◆ **PROMPT**:
Print exactly, please, the lines from the top of the entries below up to and including the line with "const yTicks = [-20, 20, 60, 100, 140, 180, 220];", and nothing else; pictures are excluded.

◆ **DATASET**:
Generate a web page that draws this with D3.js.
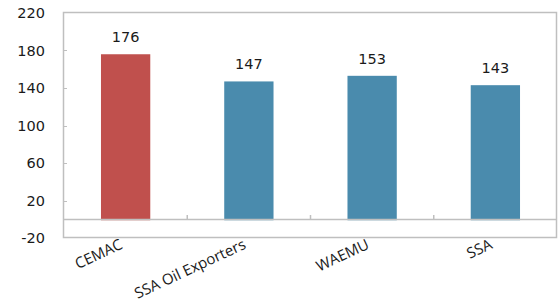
<!DOCTYPE html>
<html>
<head>
<meta charset="utf-8">
<script src="https://cdn.jsdelivr.net/npm/d3@7"></script>
<style>
  body { margin: 0; background: #fff; }
  svg { display: block; }
</style>
</head>
<body>
<svg id="chart" width="558" height="304"></svg>
<script>
//
// Data
//
const categories = ["CEMAC", "SSA Oil Exporters", "WAEMU", "SSA"];
const values = [176, 147, 153, 143];
const barColors = ["#c0504d", "#4a8bad", "#4a8bad", "#4a8bad"];
const yTicks = [-20, 20, 60, 100, 140, 180, 220];

//
// Layout
//
const width = 558, height = 304;
const plot = { left: 64, right: 557, top: 13, bottom: 238 };
const gridColor = "#bfbfbf";
const numFont = "DejaVu Sans";
const catFont = "Open Sans";

const svg = d3.select("#chart");

const x = d3.scaleBand()
  .domain(categories)
  .range([plot.left, plot.right])
  .paddingInner(0.6)
  .paddingOuter(0.3);

const y = d3.scaleLinear()
  .domain([-20, 220])
  .range([plot.bottom, plot.top]);

// frame around plot area
svg.append("rect")
  .attr("x", plot.left - 0.5)
  .attr("y", plot.top - 0.5)
  .attr("width", plot.right - plot.left)
  .attr("height", plot.bottom - plot.top)
  .attr("fill", "none")
  .attr("stroke", gridColor)
  .attr("stroke-width", 1.5);

// y axis (plain hyphen for negatives, like the original)
const yAxis = d3.axisLeft(y).tickValues(yTicks).tickFormat(d => String(d)).tickSize(0).tickPadding(19);
const gy = svg.append("g")
  .attr("transform", `translate(${plot.left},0)`)
  .call(yAxis);
gy.select(".domain").remove();
gy.selectAll("text")
  .attr("font-family", numFont)
  .attr("font-size", 14.5)
  .attr("fill", "#1a1a1a");

// small inner ticks on the left axis
svg.append("g")
  .selectAll("line")
  .data(yTicks.slice(1, -1))
  .join("line")
  .attr("x1", plot.left)
  .attr("x2", plot.left + 3)
  .attr("y1", d => Math.round(y(d)) + 0.5)
  .attr("y2", d => Math.round(y(d)) + 0.5)
  .attr("stroke", gridColor);

// bars
svg.append("g")
  .selectAll("rect")
  .data(values)
  .join("rect")
  .attr("x", (d, i) => x(categories[i]))
  .attr("y", d => y(d))
  .attr("width", x.bandwidth())
  .attr("height", d => y(0) - y(d) + 1)
  .attr("fill", (d, i) => barColors[i]);

// category axis at zero
svg.append("line")
  .attr("x1", plot.left)
  .attr("x2", plot.right)
  .attr("y1", Math.round(y(0)) + 0.5)
  .attr("y2", Math.round(y(0)) + 0.5)
  .attr("stroke", gridColor)
  .attr("stroke-width", 1.5);

svg.append("g")
  .selectAll("line")
  .data(categories.slice(1))
  .join("line")
  .attr("x1", d => x(d) - x.bandwidth() * 0.75)
  .attr("x2", d => x(d) - x.bandwidth() * 0.75)
  .attr("y1", Math.round(y(0)))
  .attr("y2", Math.round(y(0)) - 4)
  .attr("stroke", gridColor)
  .attr("stroke-width", 1.5);

// value labels
svg.append("g")
  .selectAll("text")
  .data(values)
  .join("text")
  .attr("x", (d, i) => x(categories[i]) + x.bandwidth() / 2)
  .attr("y", d => y(d) - 12)
  .attr("text-anchor", "middle")
  .attr("font-family", numFont)
  .attr("font-size", 14.5)
  .attr("fill", "#1a1a1a")
  .text(d => d);

// category labels, rotated
svg.append("g")
  .selectAll("text")
  .data(categories)
  .join("text")
  .attr("transform", d => `translate(${x(d) + x.bandwidth() / 2 - 2},${plot.bottom + 10}) rotate(-25)`)
  .attr("text-anchor", "end")
  .attr("font-family", catFont)
  .attr("font-size", 15)
  .attr("fill", "#1a1a1a")
  .text(d => d);
</script>
</body>
</html>
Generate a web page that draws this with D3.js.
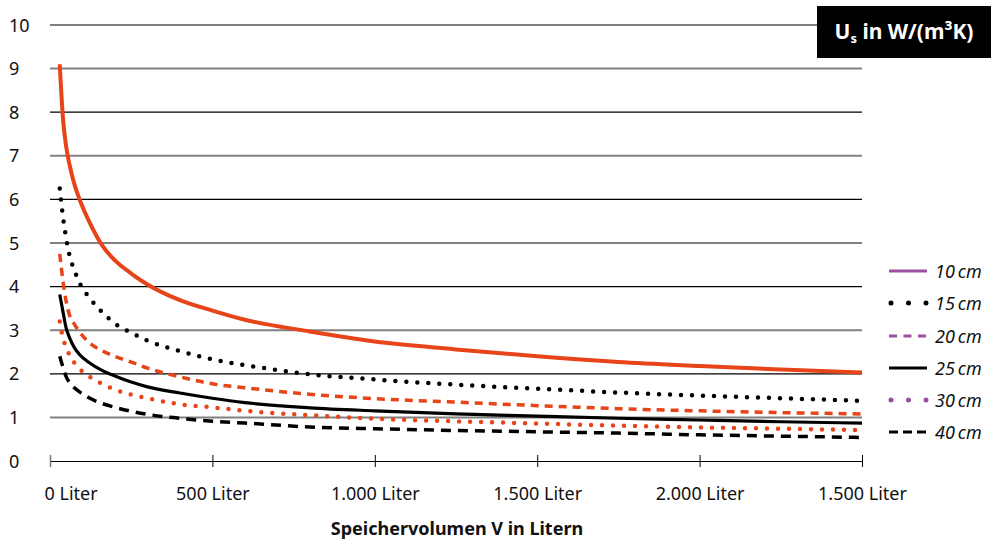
<!DOCTYPE html>
<html><head><meta charset="utf-8">
<script src="https://cdn.jsdelivr.net/npm/d3@7"></script>
<style>
body{margin:0;background:#fff;}
text{font-family:"Noto Sans","Open Sans",sans-serif;}
</style></head>
<body><svg id="c" width="991" height="540"></svg>
<script>
const volumes = [30, 40, 50, 60, 75, 90, 120, 160, 200, 250, 300, 400, 500, 600, 800, 1000, 1250, 1500, 1750, 2000, 2250, 2500];
const s10 = [9.1, 7.85, 7.2, 6.8, 6.35, 6.02, 5.5, 4.95, 4.6, 4.3, 4.05, 3.69, 3.45, 3.24, 2.97, 2.74, 2.56, 2.40, 2.27, 2.18, 2.10, 2.03];
const s15 = [6.25, 5.6, 5.1, 4.72, 4.38, 4.1, 3.76, 3.42, 3.15, 2.94, 2.76, 2.52, 2.33, 2.20, 1.99, 1.87, 1.75, 1.66, 1.57, 1.50, 1.44, 1.38];
const s20 = [4.75, 4.12, 3.65, 3.35, 3.14, 2.97, 2.72, 2.53, 2.40, 2.27, 2.13, 1.93, 1.77, 1.68, 1.53, 1.43, 1.35, 1.27, 1.20, 1.15, 1.11, 1.08];
const s25 = [3.82, 3.42, 3.04, 2.83, 2.60, 2.45, 2.26, 2.08, 1.95, 1.81, 1.70, 1.56, 1.44, 1.34, 1.22, 1.15, 1.08, 1.03, 0.98, 0.94, 0.90, 0.87];
const s30 = [3.2, 2.82, 2.60, 2.43, 2.25, 2.12, 1.94, 1.77, 1.64, 1.52, 1.44, 1.30, 1.23, 1.15, 1.05, 0.97, 0.91, 0.86, 0.81, 0.77, 0.74, 0.71];
const s40 = [2.40, 2.15, 1.93, 1.80, 1.68, 1.59, 1.45, 1.32, 1.23, 1.14, 1.07, 0.98, 0.91, 0.87, 0.78, 0.74, 0.70, 0.67, 0.64, 0.60, 0.57, 0.54];
const seriesNames = ["10 cm", "15 cm", "20 cm", "25 cm", "30 cm", "40 cm"];
const xTickValues = [0, 500, 1000, 1500, 2000, 2500];
const xTickLabels = ["0 Liter", "500 Liter", "1.000 Liter", "1.500 Liter", "2.000 Liter", "1.500 Liter"];
const yTickValues = [0,1,2,3,4,5,6,7,8,9,10];

const RED = "#e8441a", PURPLE = "#9d509f";
const styles = [
  {c: RED, w: 4, dash: null, cap: "butt", lc: PURPLE, ldash: null},
  {c: "#000", w: 4.5, dash: "0,11", cap: "round", lc: "#000", ldash: "0,17.5"},
  {c: RED, w: 3.5, dash: "8,6", cap: "butt", lc: PURPLE, ldash: "8,6.5"},
  {c: "#000", w: 3.2, dash: null, cap: "butt", lc: "#000", ldash: null},
  {c: RED, w: 4.5, dash: "0,11", cap: "round", lc: PURPLE, ldash: "0,17.5"},
  {c: "#000", w: 3.5, dash: "10,7", cap: "butt", lc: "#000", ldash: "9,5"}
];
const allSeries = [s10, s15, s20, s25, s30, s40];

const svg = d3.select("#c");
const x = d3.scaleLinear().domain([0, 2500]).range([50, 862]);
const y = d3.scaleLinear().domain([0, 10]).range([461, 25]);

// gridlines
svg.append("g").selectAll("line").data(yTickValues.filter(v => v > 0)).join("line")
  .attr("x1", x(0)).attr("x2", x(2500))
  .attr("y1", d => y(d)).attr("y2", d => y(d))
  .attr("stroke", d => d % 2 ? "#808080" : "#000")
  .attr("stroke-width", d => d % 2 ? 2 : 1.2);

// y labels
svg.append("g").selectAll("text").data(yTickValues).join("text")
  .attr("x", 9).attr("y", d => y(d) + 6.5)
  .attr("font-size", 18).attr("fill", "#111")
  .text(d => d);

// x axis
const xAxis = d3.axisBottom(x).tickValues(xTickValues)
  .tickFormat((d, i) => xTickLabels[i]).tickSizeInner(6).tickSizeOuter(0).tickPadding(20);
const gx = svg.append("g").attr("transform", `translate(0,${y(0)})`).call(xAxis);
gx.select(".domain").attr("stroke", "#000").attr("stroke-width", 1.2);
gx.selectAll(".tick line").attr("y1", -6).attr("y2", 6).attr("stroke", "#000");
gx.selectAll(".tick line").filter((d,i) => i === 0).attr("stroke", "#777").attr("stroke-width", 1.5);
gx.selectAll(".tick text").attr("font-size", 18).attr("fill", "#111")
  .attr("font-family", '"Noto Sans","Open Sans",sans-serif');
gx.selectAll(".tick text").filter((d,i) => i === 0).attr("text-anchor", "start").attr("x", -6);

svg.append("text").attr("x", 457).attr("y", 535).attr("text-anchor", "middle")
  .attr("font-size", 18).attr("font-weight", "bold").attr("fill", "#111")
  .text("Speichervolumen V in Litern");

// curves
const line = d3.line().x(d => x(d[0])).y(d => y(d[1])).curve(d3.curveMonotoneX);
allSeries.forEach((s, i) => {
  const st = styles[i];
  svg.append("path").datum(volumes.map((v, j) => [v, s[j]]))
    .attr("d", line).attr("fill", "none")
    .attr("stroke", st.c).attr("stroke-width", st.w)
    .attr("stroke-linecap", st.cap)
    .attr("stroke-dasharray", st.dash);
});

// legend
const lg = svg.append("g");
const ly = [271, 303, 336, 368, 400, 432];
seriesNames.forEach((n, i) => {
  const st = styles[i];
  const isDot = st.cap === "round";
  lg.append("line").attr("x1", isDot ? 891 : 889).attr("x2", 927)
    .attr("y1", ly[i]).attr("y2", ly[i])
    .attr("stroke", st.lc).attr("stroke-width", isDot ? 5 : 3)
    .attr("stroke-linecap", st.cap).attr("stroke-dasharray", st.ldash);
  lg.append("text").attr("x", 935).attr("y", ly[i] + 6.5)
    .attr("font-size", 18).attr("font-style", "italic").attr("fill", "#111")
    .text(n.replace(" ", "\u2009"));
});

// title box
svg.append("rect").attr("x", 817).attr("y", 6).attr("width", 174).attr("height", 52).attr("fill", "#000");
const t = svg.append("text").attr("x", 904).attr("y", 39).attr("text-anchor", "middle")
  .attr("font-size", 21).attr("font-weight", "bold").attr("fill", "#fff");
t.append("tspan").text("U");
t.append("tspan").attr("font-size", 13).attr("dy", 4).text("s");
t.append("tspan").attr("dy", -4).text(" in W/(m³K)");
</script></body></html>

◆ **RESULT BELOW**:
Generate a web page that draws this with D3.js.
<!DOCTYPE html>
<html>
<head>
<meta charset="utf-8">
<script src="https://cdn.jsdelivr.net/npm/d3@7"></script>
<style>
  body { margin: 0; background: #fff; }
  svg { display: block; }
</style>
</head>
<body>
<svg id="chart" width="558" height="304"></svg>
<script>
//
// Data
//
const categories = ["CEMAC", "SSA Oil Exporters", "WAEMU", "SSA"];
const values = [176, 147, 153, 143];
const barColors = ["#c0504d", "#4a8bad", "#4a8bad", "#4a8bad"];
const yTicks = [-20, 20, 60, 100, 140, 180, 220];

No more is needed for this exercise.